Aim of the task
Transcribe all of the material exactly. Any picture in it should be left out.

Dataset section
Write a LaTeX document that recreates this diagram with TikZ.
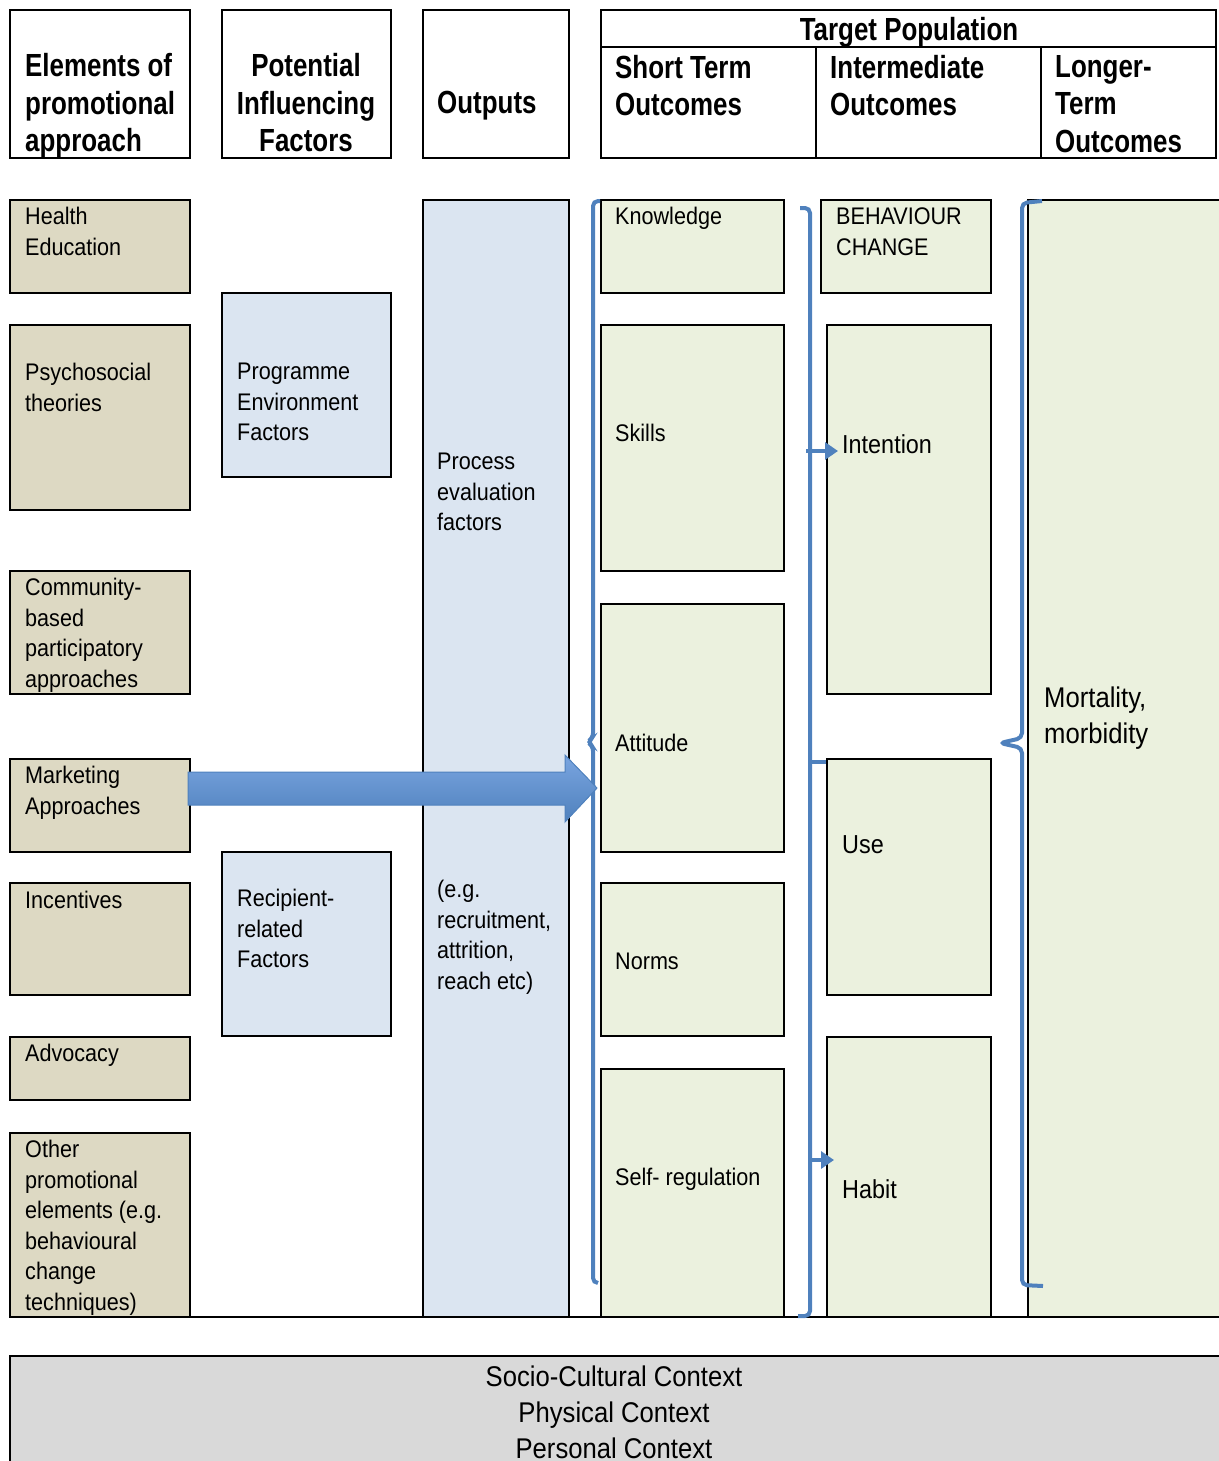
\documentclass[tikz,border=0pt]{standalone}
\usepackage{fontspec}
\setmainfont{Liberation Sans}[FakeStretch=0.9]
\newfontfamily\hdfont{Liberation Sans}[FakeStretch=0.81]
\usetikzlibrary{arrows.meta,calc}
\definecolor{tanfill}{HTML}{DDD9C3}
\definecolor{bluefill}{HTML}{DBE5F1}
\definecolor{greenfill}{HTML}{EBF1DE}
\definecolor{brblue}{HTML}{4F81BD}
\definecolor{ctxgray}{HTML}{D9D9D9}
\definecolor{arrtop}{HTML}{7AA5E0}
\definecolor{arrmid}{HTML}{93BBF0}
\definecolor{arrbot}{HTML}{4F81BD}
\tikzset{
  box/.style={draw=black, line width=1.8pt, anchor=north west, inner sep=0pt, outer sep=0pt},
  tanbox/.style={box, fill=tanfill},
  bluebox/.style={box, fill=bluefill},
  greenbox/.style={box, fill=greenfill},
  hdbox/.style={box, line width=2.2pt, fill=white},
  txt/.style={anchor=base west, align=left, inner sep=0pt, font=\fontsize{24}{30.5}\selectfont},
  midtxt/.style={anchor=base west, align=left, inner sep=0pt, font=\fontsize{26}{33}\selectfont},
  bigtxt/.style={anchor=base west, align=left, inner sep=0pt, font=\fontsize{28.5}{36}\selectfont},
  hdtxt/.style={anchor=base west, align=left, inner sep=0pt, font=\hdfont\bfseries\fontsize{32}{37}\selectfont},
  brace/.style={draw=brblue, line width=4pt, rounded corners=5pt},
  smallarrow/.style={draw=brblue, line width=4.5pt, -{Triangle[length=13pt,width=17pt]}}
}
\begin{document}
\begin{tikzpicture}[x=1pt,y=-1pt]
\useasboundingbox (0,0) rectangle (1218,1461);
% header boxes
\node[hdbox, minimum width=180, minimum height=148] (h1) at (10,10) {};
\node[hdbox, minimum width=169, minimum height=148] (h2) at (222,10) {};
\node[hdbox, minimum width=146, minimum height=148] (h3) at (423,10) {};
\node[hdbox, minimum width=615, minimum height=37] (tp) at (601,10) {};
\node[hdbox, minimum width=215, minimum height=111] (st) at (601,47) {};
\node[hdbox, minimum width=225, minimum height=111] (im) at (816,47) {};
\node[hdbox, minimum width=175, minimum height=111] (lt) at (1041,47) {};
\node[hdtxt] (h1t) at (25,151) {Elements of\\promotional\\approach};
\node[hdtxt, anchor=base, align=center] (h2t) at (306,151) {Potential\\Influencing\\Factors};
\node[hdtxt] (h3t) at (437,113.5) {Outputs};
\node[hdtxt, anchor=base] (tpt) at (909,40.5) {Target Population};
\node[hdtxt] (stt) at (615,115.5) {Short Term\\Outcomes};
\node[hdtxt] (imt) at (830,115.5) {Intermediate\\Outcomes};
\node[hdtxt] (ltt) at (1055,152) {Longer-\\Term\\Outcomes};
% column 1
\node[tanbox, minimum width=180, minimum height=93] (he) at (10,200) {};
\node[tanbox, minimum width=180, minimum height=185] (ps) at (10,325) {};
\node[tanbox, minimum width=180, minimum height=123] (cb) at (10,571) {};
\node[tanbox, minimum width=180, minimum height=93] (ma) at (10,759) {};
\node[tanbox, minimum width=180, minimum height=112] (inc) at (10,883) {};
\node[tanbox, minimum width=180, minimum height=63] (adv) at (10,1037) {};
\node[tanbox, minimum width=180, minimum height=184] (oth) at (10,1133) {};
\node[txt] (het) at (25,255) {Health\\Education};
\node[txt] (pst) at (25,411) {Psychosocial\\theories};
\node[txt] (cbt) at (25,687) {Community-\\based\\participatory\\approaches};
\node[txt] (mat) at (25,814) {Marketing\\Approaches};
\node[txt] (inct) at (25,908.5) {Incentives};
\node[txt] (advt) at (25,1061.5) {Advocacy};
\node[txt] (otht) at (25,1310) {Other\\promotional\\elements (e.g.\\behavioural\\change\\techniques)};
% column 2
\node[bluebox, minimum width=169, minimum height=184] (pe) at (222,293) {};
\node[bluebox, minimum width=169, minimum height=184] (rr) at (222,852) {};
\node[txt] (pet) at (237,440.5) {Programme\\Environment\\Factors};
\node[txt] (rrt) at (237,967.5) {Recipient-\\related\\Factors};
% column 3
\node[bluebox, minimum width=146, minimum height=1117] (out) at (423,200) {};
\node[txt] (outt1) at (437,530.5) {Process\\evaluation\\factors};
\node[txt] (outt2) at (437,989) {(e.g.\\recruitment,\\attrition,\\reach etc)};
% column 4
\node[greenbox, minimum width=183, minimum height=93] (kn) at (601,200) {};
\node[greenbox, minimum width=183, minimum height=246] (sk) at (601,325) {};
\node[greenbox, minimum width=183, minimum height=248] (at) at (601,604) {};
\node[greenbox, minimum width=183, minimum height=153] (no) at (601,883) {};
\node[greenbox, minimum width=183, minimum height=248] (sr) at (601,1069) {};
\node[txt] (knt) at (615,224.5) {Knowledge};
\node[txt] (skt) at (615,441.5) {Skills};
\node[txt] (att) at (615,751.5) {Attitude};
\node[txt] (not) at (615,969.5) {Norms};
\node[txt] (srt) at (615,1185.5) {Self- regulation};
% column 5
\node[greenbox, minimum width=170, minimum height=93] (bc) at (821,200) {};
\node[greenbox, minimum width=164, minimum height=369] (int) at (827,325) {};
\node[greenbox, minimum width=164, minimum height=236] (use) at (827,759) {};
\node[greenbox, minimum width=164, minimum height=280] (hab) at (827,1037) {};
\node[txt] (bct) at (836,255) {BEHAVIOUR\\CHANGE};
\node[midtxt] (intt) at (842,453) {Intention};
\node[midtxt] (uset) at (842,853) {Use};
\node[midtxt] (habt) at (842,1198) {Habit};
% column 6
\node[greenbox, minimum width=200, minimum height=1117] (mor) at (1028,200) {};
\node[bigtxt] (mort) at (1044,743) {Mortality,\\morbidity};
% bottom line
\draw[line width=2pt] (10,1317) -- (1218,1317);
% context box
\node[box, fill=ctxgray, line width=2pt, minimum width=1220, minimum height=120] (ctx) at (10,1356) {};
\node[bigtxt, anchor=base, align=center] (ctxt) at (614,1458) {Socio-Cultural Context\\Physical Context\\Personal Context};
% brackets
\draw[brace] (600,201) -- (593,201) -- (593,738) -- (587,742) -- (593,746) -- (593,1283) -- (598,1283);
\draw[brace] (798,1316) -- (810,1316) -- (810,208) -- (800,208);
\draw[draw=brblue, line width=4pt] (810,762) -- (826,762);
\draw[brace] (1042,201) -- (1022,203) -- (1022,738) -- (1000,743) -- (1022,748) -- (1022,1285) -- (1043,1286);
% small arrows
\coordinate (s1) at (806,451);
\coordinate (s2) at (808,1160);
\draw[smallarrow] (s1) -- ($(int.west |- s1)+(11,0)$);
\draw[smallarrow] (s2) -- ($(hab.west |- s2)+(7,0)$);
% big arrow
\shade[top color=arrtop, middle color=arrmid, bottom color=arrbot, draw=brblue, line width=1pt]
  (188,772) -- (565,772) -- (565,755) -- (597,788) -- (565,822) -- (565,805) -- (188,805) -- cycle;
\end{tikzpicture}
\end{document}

Solution to this exercise
Write a LaTeX document that recreates this diagram with TikZ.
\documentclass[tikz,border=0pt]{standalone}
\usepackage{fontspec}
\setmainfont{Liberation Sans}[FakeStretch=0.9]
\newfontfamily\hdfont{Liberation Sans}[FakeStretch=0.81]
\usetikzlibrary{arrows.meta,calc}
\definecolor{tanfill}{HTML}{DDD9C3}
\definecolor{bluefill}{HTML}{DBE5F1}
\definecolor{greenfill}{HTML}{EBF1DE}
\definecolor{brblue}{HTML}{4F81BD}
\definecolor{ctxgray}{HTML}{D9D9D9}
\definecolor{arrtop}{HTML}{7AA5E0}
\definecolor{arrmid}{HTML}{93BBF0}
\definecolor{arrbot}{HTML}{4F81BD}
\tikzset{
  box/.style={draw=black, line width=1.8pt, anchor=north west, inner sep=0pt, outer sep=0pt},
  tanbox/.style={box, fill=tanfill},
  bluebox/.style={box, fill=bluefill},
  greenbox/.style={box, fill=greenfill},
  hdbox/.style={box, line width=2.2pt, fill=white},
  txt/.style={anchor=base west, align=left, inner sep=0pt, font=\fontsize{24}{30.5}\selectfont},
  midtxt/.style={anchor=base west, align=left, inner sep=0pt, font=\fontsize{26}{33}\selectfont},
  bigtxt/.style={anchor=base west, align=left, inner sep=0pt, font=\fontsize{28.5}{36}\selectfont},
  hdtxt/.style={anchor=base west, align=left, inner sep=0pt, font=\hdfont\bfseries\fontsize{32}{37}\selectfont},
  brace/.style={draw=brblue, line width=4pt, rounded corners=5pt},
  smallarrow/.style={draw=brblue, line width=4.5pt, -{Triangle[length=13pt,width=17pt]}}
}
\begin{document}
\begin{tikzpicture}[x=1pt,y=-1pt]
\useasboundingbox (0,0) rectangle (1218,1461);
% header boxes
\node[hdbox, minimum width=180, minimum height=148] (h1) at (10,10) {};
\node[hdbox, minimum width=169, minimum height=148] (h2) at (222,10) {};
\node[hdbox, minimum width=146, minimum height=148] (h3) at (423,10) {};
\node[hdbox, minimum width=615, minimum height=37] (tp) at (601,10) {};
\node[hdbox, minimum width=215, minimum height=111] (st) at (601,47) {};
\node[hdbox, minimum width=225, minimum height=111] (im) at (816,47) {};
\node[hdbox, minimum width=175, minimum height=111] (lt) at (1041,47) {};
\node[hdtxt] (h1t) at (25,151) {Elements of\\promotional\\approach};
\node[hdtxt, anchor=base, align=center] (h2t) at (306,151) {Potential\\Influencing\\Factors};
\node[hdtxt] (h3t) at (437,113.5) {Outputs};
\node[hdtxt, anchor=base] (tpt) at (909,40.5) {Target Population};
\node[hdtxt] (stt) at (615,115.5) {Short Term\\Outcomes};
\node[hdtxt] (imt) at (830,115.5) {Intermediate\\Outcomes};
\node[hdtxt] (ltt) at (1055,152) {Longer-\\Term\\Outcomes};
% column 1
\node[tanbox, minimum width=180, minimum height=93] (he) at (10,200) {};
\node[tanbox, minimum width=180, minimum height=185] (ps) at (10,325) {};
\node[tanbox, minimum width=180, minimum height=123] (cb) at (10,571) {};
\node[tanbox, minimum width=180, minimum height=93] (ma) at (10,759) {};
\node[tanbox, minimum width=180, minimum height=112] (inc) at (10,883) {};
\node[tanbox, minimum width=180, minimum height=63] (adv) at (10,1037) {};
\node[tanbox, minimum width=180, minimum height=184] (oth) at (10,1133) {};
\node[txt] (het) at (25,255) {Health\\Education};
\node[txt] (pst) at (25,411) {Psychosocial\\theories};
\node[txt] (cbt) at (25,687) {Community-\\based\\participatory\\approaches};
\node[txt] (mat) at (25,814) {Marketing\\Approaches};
\node[txt] (inct) at (25,908.5) {Incentives};
\node[txt] (advt) at (25,1061.5) {Advocacy};
\node[txt] (otht) at (25,1310) {Other\\promotional\\elements (e.g.\\behavioural\\change\\techniques)};
% column 2
\node[bluebox, minimum width=169, minimum height=184] (pe) at (222,293) {};
\node[bluebox, minimum width=169, minimum height=184] (rr) at (222,852) {};
\node[txt] (pet) at (237,440.5) {Programme\\Environment\\Factors};
\node[txt] (rrt) at (237,967.5) {Recipient-\\related\\Factors};
% column 3
\node[bluebox, minimum width=146, minimum height=1117] (out) at (423,200) {};
\node[txt] (outt1) at (437,530.5) {Process\\evaluation\\factors};
\node[txt] (outt2) at (437,989) {(e.g.\\recruitment,\\attrition,\\reach etc)};
% column 4
\node[greenbox, minimum width=183, minimum height=93] (kn) at (601,200) {};
\node[greenbox, minimum width=183, minimum height=246] (sk) at (601,325) {};
\node[greenbox, minimum width=183, minimum height=248] (at) at (601,604) {};
\node[greenbox, minimum width=183, minimum height=153] (no) at (601,883) {};
\node[greenbox, minimum width=183, minimum height=248] (sr) at (601,1069) {};
\node[txt] (knt) at (615,224.5) {Knowledge};
\node[txt] (skt) at (615,441.5) {Skills};
\node[txt] (att) at (615,751.5) {Attitude};
\node[txt] (not) at (615,969.5) {Norms};
\node[txt] (srt) at (615,1185.5) {Self- regulation};
% column 5
\node[greenbox, minimum width=170, minimum height=93] (bc) at (821,200) {};
\node[greenbox, minimum width=164, minimum height=369] (int) at (827,325) {};
\node[greenbox, minimum width=164, minimum height=236] (use) at (827,759) {};
\node[greenbox, minimum width=164, minimum height=280] (hab) at (827,1037) {};
\node[txt] (bct) at (836,255) {BEHAVIOUR\\CHANGE};
\node[midtxt] (intt) at (842,453) {Intention};
\node[midtxt] (uset) at (842,853) {Use};
\node[midtxt] (habt) at (842,1198) {Habit};
% column 6
\node[greenbox, minimum width=200, minimum height=1117] (mor) at (1028,200) {};
\node[bigtxt] (mort) at (1044,743) {Mortality,\\morbidity};
% bottom line
\draw[line width=2pt] (10,1317) -- (1218,1317);
% context box
\node[box, fill=ctxgray, line width=2pt, minimum width=1220, minimum height=120] (ctx) at (10,1356) {};
\node[bigtxt, anchor=base, align=center] (ctxt) at (614,1458) {Socio-Cultural Context\\Physical Context\\Personal Context};
% brackets
\draw[brace] (600,201) -- (593,201) -- (593,738) -- (587,742) -- (593,746) -- (593,1283) -- (598,1283);
\draw[brace] (798,1316) -- (810,1316) -- (810,208) -- (800,208);
\draw[draw=brblue, line width=4pt] (810,762) -- (826,762);
\draw[brace] (1042,201) -- (1022,203) -- (1022,738) -- (1000,743) -- (1022,748) -- (1022,1285) -- (1043,1286);
% small arrows
\coordinate (s1) at (806,451);
\coordinate (s2) at (808,1160);
\draw[smallarrow] (s1) -- ($(int.west |- s1)+(11,0)$);
\draw[smallarrow] (s2) -- ($(hab.west |- s2)+(7,0)$);
% big arrow
\shade[top color=arrtop, middle color=arrmid, bottom color=arrbot, draw=brblue, line width=1pt]
  (188,772) -- (565,772) -- (565,755) -- (597,788) -- (565,822) -- (565,805) -- (188,805) -- cycle;
\end{tikzpicture}
\end{document}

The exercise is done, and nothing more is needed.